_PROBLEM DESCRIPTION_. Restate, word for word, every line of the data.

■ ■ ■ ■ ■

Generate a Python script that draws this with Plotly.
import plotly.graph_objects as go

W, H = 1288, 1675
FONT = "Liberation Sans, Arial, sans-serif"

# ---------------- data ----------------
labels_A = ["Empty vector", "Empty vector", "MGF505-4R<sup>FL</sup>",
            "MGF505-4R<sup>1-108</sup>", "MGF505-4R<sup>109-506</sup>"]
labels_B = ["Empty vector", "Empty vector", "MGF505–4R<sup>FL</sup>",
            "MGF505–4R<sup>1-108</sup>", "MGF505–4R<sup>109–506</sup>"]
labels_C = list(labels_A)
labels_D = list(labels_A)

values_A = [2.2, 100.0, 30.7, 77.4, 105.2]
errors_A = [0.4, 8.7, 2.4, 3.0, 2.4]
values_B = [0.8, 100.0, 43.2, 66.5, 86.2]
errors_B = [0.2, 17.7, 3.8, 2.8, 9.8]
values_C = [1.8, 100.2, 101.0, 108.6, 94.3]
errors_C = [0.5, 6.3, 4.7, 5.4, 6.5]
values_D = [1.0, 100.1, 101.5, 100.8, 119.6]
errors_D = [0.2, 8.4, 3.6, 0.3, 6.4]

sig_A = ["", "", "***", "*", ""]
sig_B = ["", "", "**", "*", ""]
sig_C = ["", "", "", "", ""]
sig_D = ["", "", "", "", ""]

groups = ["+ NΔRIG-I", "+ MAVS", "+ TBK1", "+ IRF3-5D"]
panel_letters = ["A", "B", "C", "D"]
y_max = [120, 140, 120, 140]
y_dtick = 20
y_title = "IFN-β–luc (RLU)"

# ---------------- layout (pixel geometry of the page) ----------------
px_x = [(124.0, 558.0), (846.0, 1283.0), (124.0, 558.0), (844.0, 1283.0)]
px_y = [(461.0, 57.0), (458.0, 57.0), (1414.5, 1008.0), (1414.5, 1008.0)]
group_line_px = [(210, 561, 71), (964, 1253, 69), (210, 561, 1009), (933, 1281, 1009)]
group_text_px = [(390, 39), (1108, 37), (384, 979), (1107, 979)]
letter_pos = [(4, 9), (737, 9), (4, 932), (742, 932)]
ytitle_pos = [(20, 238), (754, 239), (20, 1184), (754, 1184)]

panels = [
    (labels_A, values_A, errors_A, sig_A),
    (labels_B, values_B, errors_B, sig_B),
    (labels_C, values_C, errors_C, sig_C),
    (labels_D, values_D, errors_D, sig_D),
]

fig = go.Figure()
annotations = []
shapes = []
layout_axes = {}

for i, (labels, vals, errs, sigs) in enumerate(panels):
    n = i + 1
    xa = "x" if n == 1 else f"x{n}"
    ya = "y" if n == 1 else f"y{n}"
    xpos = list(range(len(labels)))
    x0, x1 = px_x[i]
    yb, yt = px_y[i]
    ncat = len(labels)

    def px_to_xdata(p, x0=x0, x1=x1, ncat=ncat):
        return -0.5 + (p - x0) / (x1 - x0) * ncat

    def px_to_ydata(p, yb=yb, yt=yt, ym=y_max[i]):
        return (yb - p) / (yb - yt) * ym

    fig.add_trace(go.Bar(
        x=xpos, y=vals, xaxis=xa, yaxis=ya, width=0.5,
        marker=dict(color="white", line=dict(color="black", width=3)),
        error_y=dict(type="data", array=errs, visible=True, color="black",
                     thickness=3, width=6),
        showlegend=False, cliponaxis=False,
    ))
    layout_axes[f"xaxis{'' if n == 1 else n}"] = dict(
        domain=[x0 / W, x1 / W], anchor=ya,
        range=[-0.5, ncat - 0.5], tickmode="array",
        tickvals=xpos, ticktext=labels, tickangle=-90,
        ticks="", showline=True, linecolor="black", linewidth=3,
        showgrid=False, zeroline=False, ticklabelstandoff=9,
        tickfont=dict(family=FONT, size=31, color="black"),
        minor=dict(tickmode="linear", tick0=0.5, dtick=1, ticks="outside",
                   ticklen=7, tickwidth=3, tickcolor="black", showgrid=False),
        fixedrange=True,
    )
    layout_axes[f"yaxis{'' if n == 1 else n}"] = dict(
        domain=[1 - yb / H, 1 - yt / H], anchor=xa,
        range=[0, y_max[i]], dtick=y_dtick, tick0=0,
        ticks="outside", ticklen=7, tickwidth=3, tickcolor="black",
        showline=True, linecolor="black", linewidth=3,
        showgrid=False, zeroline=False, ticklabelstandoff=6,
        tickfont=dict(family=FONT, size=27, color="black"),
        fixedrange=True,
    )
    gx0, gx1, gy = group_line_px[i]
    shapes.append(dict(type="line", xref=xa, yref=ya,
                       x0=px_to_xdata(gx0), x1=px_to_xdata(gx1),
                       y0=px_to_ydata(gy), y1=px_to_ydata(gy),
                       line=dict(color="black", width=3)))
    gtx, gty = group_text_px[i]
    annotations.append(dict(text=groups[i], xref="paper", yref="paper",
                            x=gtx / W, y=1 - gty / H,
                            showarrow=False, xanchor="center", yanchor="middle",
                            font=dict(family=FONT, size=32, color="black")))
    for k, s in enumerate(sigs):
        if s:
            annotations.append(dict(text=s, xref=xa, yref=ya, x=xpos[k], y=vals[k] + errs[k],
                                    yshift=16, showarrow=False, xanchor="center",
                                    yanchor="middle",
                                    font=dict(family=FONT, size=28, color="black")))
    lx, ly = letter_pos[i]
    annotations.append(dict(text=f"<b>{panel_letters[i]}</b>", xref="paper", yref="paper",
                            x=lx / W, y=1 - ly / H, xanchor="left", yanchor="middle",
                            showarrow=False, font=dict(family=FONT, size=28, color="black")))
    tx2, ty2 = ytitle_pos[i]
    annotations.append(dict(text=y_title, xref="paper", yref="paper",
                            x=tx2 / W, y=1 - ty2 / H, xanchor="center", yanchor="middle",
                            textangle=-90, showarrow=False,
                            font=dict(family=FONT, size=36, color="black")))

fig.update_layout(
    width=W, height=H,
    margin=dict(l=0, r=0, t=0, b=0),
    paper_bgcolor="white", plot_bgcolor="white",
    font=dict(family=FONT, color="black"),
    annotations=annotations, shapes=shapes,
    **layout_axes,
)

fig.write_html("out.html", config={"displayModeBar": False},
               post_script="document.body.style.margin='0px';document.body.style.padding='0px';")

■ ■ ■ ■ ■

_WRITTEN REPLY_.
Generate a Python script that draws this with Plotly.
import plotly.graph_objects as go

W, H = 1288, 1675
FONT = "Liberation Sans, Arial, sans-serif"

# ---------------- data ----------------
labels_A = ["Empty vector", "Empty vector", "MGF505-4R<sup>FL</sup>",
            "MGF505-4R<sup>1-108</sup>", "MGF505-4R<sup>109-506</sup>"]
labels_B = ["Empty vector", "Empty vector", "MGF505–4R<sup>FL</sup>",
            "MGF505–4R<sup>1-108</sup>", "MGF505–4R<sup>109–506</sup>"]
labels_C = list(labels_A)
labels_D = list(labels_A)

values_A = [2.2, 100.0, 30.7, 77.4, 105.2]
errors_A = [0.4, 8.7, 2.4, 3.0, 2.4]
values_B = [0.8, 100.0, 43.2, 66.5, 86.2]
errors_B = [0.2, 17.7, 3.8, 2.8, 9.8]
values_C = [1.8, 100.2, 101.0, 108.6, 94.3]
errors_C = [0.5, 6.3, 4.7, 5.4, 6.5]
values_D = [1.0, 100.1, 101.5, 100.8, 119.6]
errors_D = [0.2, 8.4, 3.6, 0.3, 6.4]

sig_A = ["", "", "***", "*", ""]
sig_B = ["", "", "**", "*", ""]
sig_C = ["", "", "", "", ""]
sig_D = ["", "", "", "", ""]

groups = ["+ NΔRIG-I", "+ MAVS", "+ TBK1", "+ IRF3-5D"]
panel_letters = ["A", "B", "C", "D"]
y_max = [120, 140, 120, 140]
y_dtick = 20
y_title = "IFN-β–luc (RLU)"

# ---------------- layout (pixel geometry of the page) ----------------
px_x = [(124.0, 558.0), (846.0, 1283.0), (124.0, 558.0), (844.0, 1283.0)]
px_y = [(461.0, 57.0), (458.0, 57.0), (1414.5, 1008.0), (1414.5, 1008.0)]
group_line_px = [(210, 561, 71), (964, 1253, 69), (210, 561, 1009), (933, 1281, 1009)]
group_text_px = [(390, 39), (1108, 37), (384, 979), (1107, 979)]
letter_pos = [(4, 9), (737, 9), (4, 932), (742, 932)]
ytitle_pos = [(20, 238), (754, 239), (20, 1184), (754, 1184)]

panels = [
    (labels_A, values_A, errors_A, sig_A),
    (labels_B, values_B, errors_B, sig_B),
    (labels_C, values_C, errors_C, sig_C),
    (labels_D, values_D, errors_D, sig_D),
]

fig = go.Figure()
annotations = []
shapes = []
layout_axes = {}

for i, (labels, vals, errs, sigs) in enumerate(panels):
    n = i + 1
    xa = "x" if n == 1 else f"x{n}"
    ya = "y" if n == 1 else f"y{n}"
    xpos = list(range(len(labels)))
    x0, x1 = px_x[i]
    yb, yt = px_y[i]
    ncat = len(labels)

    def px_to_xdata(p, x0=x0, x1=x1, ncat=ncat):
        return -0.5 + (p - x0) / (x1 - x0) * ncat

    def px_to_ydata(p, yb=yb, yt=yt, ym=y_max[i]):
        return (yb - p) / (yb - yt) * ym

    fig.add_trace(go.Bar(
        x=xpos, y=vals, xaxis=xa, yaxis=ya, width=0.5,
        marker=dict(color="white", line=dict(color="black", width=3)),
        error_y=dict(type="data", array=errs, visible=True, color="black",
                     thickness=3, width=6),
        showlegend=False, cliponaxis=False,
    ))
    layout_axes[f"xaxis{'' if n == 1 else n}"] = dict(
        domain=[x0 / W, x1 / W], anchor=ya,
        range=[-0.5, ncat - 0.5], tickmode="array",
        tickvals=xpos, ticktext=labels, tickangle=-90,
        ticks="", showline=True, linecolor="black", linewidth=3,
        showgrid=False, zeroline=False, ticklabelstandoff=9,
        tickfont=dict(family=FONT, size=31, color="black"),
        minor=dict(tickmode="linear", tick0=0.5, dtick=1, ticks="outside",
                   ticklen=7, tickwidth=3, tickcolor="black", showgrid=False),
        fixedrange=True,
    )
    layout_axes[f"yaxis{'' if n == 1 else n}"] = dict(
        domain=[1 - yb / H, 1 - yt / H], anchor=xa,
        range=[0, y_max[i]], dtick=y_dtick, tick0=0,
        ticks="outside", ticklen=7, tickwidth=3, tickcolor="black",
        showline=True, linecolor="black", linewidth=3,
        showgrid=False, zeroline=False, ticklabelstandoff=6,
        tickfont=dict(family=FONT, size=27, color="black"),
        fixedrange=True,
    )
    gx0, gx1, gy = group_line_px[i]
    shapes.append(dict(type="line", xref=xa, yref=ya,
                       x0=px_to_xdata(gx0), x1=px_to_xdata(gx1),
                       y0=px_to_ydata(gy), y1=px_to_ydata(gy),
                       line=dict(color="black", width=3)))
    gtx, gty = group_text_px[i]
    annotations.append(dict(text=groups[i], xref="paper", yref="paper",
                            x=gtx / W, y=1 - gty / H,
                            showarrow=False, xanchor="center", yanchor="middle",
                            font=dict(family=FONT, size=32, color="black")))
    for k, s in enumerate(sigs):
        if s:
            annotations.append(dict(text=s, xref=xa, yref=ya, x=xpos[k], y=vals[k] + errs[k],
                                    yshift=16, showarrow=False, xanchor="center",
                                    yanchor="middle",
                                    font=dict(family=FONT, size=28, color="black")))
    lx, ly = letter_pos[i]
    annotations.append(dict(text=f"<b>{panel_letters[i]}</b>", xref="paper", yref="paper",
                            x=lx / W, y=1 - ly / H, xanchor="left", yanchor="middle",
                            showarrow=False, font=dict(family=FONT, size=28, color="black")))
    tx2, ty2 = ytitle_pos[i]
    annotations.append(dict(text=y_title, xref="paper", yref="paper",
                            x=tx2 / W, y=1 - ty2 / H, xanchor="center", yanchor="middle",
                            textangle=-90, showarrow=False,
                            font=dict(family=FONT, size=36, color="black")))

fig.update_layout(
    width=W, height=H,
    margin=dict(l=0, r=0, t=0, b=0),
    paper_bgcolor="white", plot_bgcolor="white",
    font=dict(family=FONT, color="black"),
    annotations=annotations, shapes=shapes,
    **layout_axes,
)

fig.write_html("out.html", config={"displayModeBar": False},
               post_script="document.body.style.margin='0px';document.body.style.padding='0px';")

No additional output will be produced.